Gbur met Kelley at the 2015 Microscopy and Microanalysis conference held in Portland, Ore., which she attended as a Student Bursar. Gbur’s goal was to learn about the suite of analysis techniques that could benefit her PhD dissertation at CWRU, but the conference benefited her career in more ways than one.  “I was able to connect with microscopy specialists and vendors that were interested in the work I wanted to do,” said Gbur.  “Ultimately, the networking from that conference led to the collaboration in this paper with Ron Kelley and also access to the Center for Advanced Microscopy and Materials Analysis (CAMMA) facilities at the University of Connecticut with Roger Ristau.”  Her interest in microscopy is fueled by her curiosity about materials failure at the microscale. “Knowing what drives the failures microstructurally can aid in future processing decisions that can be used to optimize the material for a given application.”
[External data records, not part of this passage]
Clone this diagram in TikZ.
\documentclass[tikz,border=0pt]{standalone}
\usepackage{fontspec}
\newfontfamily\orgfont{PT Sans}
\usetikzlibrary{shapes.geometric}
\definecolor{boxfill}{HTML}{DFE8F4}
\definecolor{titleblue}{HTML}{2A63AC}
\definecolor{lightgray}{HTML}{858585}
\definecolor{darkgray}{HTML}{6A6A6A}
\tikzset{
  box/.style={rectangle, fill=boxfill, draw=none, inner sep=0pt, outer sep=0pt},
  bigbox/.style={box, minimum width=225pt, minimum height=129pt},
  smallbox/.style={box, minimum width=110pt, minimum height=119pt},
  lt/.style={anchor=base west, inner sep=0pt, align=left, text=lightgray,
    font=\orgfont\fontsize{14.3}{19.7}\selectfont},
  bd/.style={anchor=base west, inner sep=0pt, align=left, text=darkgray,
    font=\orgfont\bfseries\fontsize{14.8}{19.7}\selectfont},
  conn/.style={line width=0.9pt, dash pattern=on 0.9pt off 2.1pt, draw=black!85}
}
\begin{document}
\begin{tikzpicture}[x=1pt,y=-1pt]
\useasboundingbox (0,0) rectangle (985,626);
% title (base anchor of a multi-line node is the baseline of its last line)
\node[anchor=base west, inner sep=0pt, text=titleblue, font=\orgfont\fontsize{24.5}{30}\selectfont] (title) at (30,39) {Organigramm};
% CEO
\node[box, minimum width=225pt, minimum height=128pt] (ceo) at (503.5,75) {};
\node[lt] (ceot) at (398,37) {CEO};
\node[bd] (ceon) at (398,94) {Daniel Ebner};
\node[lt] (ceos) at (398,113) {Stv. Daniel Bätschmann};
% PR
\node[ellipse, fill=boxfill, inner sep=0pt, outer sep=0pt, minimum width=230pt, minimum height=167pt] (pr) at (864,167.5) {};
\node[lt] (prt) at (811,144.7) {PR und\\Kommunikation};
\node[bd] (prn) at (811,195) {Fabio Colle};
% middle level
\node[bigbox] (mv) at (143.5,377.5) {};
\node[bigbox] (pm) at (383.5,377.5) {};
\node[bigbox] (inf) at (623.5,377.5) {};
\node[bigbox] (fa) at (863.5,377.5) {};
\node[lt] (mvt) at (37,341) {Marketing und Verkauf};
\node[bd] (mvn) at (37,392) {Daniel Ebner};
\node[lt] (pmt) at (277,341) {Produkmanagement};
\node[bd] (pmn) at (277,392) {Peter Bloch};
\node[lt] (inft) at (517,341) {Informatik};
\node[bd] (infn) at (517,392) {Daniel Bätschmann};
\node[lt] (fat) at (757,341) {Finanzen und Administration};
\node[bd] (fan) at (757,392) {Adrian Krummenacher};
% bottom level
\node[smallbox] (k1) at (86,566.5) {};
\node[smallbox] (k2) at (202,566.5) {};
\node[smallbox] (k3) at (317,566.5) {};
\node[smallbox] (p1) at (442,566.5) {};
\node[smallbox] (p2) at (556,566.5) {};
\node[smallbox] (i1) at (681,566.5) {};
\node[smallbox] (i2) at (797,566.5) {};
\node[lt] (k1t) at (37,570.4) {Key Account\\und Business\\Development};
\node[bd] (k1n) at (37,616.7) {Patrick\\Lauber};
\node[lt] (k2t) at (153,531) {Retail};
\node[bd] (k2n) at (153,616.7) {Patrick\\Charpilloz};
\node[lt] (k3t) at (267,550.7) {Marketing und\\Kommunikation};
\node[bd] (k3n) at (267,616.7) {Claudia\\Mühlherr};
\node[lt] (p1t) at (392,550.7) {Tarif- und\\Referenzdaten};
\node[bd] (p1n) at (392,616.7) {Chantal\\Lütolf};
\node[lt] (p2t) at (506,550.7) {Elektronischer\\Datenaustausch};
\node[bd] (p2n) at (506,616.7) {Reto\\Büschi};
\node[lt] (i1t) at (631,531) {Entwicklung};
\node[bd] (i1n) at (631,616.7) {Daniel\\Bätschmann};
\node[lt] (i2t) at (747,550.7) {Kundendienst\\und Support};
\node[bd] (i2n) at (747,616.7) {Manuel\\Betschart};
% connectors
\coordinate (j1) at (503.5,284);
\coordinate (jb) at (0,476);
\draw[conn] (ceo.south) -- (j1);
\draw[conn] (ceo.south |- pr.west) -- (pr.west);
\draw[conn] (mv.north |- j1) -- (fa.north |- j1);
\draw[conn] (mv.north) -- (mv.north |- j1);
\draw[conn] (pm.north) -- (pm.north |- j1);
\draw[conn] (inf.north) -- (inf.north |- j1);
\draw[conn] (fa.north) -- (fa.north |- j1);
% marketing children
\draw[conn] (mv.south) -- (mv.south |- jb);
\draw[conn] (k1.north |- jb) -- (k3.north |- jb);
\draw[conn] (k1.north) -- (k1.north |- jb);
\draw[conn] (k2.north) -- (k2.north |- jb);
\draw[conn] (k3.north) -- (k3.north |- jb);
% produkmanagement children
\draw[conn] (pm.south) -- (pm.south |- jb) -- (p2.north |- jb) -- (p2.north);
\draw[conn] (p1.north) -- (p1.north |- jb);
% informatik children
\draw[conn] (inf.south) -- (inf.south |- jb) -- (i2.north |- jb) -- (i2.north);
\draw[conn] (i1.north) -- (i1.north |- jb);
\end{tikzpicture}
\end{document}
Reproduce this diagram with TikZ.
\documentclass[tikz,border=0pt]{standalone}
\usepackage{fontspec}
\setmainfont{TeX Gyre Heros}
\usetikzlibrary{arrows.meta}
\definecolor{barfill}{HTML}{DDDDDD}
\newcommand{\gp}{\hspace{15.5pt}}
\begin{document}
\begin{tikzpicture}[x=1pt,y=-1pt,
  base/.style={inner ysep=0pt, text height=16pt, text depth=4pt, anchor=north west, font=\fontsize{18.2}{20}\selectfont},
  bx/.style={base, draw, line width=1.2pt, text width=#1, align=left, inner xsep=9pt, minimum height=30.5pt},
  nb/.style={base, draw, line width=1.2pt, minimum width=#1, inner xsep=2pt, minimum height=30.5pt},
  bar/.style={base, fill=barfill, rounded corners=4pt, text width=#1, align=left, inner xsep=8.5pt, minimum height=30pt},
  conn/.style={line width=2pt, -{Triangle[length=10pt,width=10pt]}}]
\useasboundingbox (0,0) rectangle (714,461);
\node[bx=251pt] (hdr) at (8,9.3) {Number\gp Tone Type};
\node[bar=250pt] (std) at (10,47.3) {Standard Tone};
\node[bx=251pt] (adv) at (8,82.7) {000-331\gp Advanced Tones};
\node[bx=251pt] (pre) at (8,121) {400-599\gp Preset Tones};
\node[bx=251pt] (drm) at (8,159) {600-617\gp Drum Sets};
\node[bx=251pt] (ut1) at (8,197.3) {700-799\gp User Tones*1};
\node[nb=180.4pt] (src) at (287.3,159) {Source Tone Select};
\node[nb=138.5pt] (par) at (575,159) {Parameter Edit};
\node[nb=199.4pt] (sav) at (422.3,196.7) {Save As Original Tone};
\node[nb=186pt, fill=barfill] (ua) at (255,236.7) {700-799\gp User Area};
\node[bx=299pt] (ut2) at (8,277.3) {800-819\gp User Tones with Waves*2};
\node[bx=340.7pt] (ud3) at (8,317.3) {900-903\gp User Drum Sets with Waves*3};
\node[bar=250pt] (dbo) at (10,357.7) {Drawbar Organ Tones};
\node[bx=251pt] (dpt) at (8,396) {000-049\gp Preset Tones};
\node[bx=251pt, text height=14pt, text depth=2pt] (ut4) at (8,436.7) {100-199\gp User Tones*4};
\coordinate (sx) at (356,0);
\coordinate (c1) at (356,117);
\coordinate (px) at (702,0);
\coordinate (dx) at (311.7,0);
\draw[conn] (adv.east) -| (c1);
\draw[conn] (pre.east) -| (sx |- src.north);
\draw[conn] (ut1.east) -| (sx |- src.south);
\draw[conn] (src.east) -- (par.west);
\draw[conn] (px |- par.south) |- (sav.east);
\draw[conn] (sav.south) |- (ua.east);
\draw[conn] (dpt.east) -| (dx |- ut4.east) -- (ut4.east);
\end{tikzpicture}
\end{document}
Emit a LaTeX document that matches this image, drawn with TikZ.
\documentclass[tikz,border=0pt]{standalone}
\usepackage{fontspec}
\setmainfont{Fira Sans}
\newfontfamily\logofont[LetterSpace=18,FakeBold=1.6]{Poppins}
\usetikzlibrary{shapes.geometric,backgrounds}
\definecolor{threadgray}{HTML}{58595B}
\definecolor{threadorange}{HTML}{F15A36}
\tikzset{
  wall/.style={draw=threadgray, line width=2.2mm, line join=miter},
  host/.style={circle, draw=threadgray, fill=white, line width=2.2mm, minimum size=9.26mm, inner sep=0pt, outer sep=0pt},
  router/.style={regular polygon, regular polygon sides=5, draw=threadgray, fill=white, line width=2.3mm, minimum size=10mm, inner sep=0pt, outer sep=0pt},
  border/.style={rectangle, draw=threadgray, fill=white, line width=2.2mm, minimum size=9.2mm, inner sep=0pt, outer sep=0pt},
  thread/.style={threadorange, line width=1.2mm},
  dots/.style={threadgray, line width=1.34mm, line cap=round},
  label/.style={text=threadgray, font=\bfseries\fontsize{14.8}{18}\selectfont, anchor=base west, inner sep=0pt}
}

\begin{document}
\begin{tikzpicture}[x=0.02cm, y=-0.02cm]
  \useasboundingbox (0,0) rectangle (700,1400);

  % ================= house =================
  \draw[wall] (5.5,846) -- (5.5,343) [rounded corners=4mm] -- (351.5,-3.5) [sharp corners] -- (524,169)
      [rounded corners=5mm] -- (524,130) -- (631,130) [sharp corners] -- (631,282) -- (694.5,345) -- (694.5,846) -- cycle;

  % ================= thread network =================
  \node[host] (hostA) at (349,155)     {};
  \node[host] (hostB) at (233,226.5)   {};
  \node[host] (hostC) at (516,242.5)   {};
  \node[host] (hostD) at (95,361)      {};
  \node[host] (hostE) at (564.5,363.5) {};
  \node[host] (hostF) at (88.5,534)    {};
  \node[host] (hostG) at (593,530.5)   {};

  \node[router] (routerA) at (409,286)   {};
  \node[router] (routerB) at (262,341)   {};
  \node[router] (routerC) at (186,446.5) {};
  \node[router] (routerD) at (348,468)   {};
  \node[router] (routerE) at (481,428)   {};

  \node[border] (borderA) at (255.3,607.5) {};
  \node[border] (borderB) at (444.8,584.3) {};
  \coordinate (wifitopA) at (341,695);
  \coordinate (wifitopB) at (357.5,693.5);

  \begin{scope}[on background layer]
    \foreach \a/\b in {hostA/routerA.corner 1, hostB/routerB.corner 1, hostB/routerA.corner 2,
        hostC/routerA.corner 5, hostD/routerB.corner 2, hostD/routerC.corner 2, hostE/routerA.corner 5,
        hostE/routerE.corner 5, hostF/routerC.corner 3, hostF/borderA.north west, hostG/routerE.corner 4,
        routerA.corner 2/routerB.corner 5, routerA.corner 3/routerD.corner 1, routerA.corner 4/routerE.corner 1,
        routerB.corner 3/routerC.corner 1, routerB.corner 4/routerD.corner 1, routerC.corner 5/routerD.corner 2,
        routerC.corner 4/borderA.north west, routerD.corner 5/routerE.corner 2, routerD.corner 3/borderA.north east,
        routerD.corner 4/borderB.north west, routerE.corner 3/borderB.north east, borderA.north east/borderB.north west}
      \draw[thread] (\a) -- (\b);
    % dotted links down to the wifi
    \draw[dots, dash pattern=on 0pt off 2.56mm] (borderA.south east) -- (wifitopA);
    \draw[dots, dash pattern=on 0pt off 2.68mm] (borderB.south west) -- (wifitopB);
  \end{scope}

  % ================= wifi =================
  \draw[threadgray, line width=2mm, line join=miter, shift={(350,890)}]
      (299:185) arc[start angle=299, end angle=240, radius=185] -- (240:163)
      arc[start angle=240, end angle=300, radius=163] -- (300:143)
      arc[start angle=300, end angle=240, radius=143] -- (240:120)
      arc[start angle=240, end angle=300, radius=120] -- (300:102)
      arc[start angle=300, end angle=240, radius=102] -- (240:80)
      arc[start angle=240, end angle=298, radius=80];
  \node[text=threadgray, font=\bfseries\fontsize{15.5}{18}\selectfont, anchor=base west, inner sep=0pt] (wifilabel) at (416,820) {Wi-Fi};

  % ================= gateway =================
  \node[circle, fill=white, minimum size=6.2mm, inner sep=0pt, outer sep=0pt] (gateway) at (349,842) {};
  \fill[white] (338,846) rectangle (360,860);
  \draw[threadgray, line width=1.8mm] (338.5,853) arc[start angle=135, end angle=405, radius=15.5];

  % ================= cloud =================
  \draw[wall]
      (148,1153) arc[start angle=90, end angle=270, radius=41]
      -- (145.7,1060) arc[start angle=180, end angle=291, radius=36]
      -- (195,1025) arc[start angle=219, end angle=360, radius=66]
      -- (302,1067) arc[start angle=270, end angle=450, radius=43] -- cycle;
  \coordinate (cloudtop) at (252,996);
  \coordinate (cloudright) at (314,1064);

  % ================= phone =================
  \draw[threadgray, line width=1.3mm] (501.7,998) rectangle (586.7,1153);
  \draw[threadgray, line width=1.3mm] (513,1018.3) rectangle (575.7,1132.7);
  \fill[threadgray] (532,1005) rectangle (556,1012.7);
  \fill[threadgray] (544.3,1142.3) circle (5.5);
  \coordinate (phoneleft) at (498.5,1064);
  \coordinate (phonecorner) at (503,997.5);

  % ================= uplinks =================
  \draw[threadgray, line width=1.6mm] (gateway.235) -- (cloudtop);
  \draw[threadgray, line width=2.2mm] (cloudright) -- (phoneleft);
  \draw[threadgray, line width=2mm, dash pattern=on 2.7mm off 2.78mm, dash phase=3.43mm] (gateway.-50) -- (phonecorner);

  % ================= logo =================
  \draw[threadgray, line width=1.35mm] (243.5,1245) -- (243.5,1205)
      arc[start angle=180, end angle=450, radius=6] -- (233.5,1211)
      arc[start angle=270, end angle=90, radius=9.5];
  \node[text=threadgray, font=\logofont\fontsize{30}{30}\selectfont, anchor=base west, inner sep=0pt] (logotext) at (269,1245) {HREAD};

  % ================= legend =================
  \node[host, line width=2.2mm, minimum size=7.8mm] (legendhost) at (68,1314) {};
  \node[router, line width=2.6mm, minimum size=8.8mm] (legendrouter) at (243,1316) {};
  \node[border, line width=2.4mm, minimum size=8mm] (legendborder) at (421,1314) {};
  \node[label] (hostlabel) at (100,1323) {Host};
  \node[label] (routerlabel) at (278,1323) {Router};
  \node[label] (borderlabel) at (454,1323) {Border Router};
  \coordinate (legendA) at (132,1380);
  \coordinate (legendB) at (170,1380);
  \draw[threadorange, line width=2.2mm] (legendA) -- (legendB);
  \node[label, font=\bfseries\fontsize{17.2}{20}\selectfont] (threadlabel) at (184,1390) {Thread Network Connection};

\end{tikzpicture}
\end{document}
The paper highlights some work that had not yet been done in the particular material system and specimen geometry. Since Nitinol wires are usually small in diameter for biomedical applications, characterizing failure contributions is important, and applying standard metallographic practices is more difficult due to specimen geometry. “The approach discussed in the paper, plasma focused ion beam (PFIB) serial sectioning, provided a new tool to better characterize the population of inclusions in the material,” said Gbur.  She hopes that characterization of inclusions with this technique will help other researchers with developing models of fatigue behavior.  Through the years, students in EMSE 125 and EMSE 325 have been investigating fatigue behavior in the Advanced Manufacturing and Mechanical Reliability Center.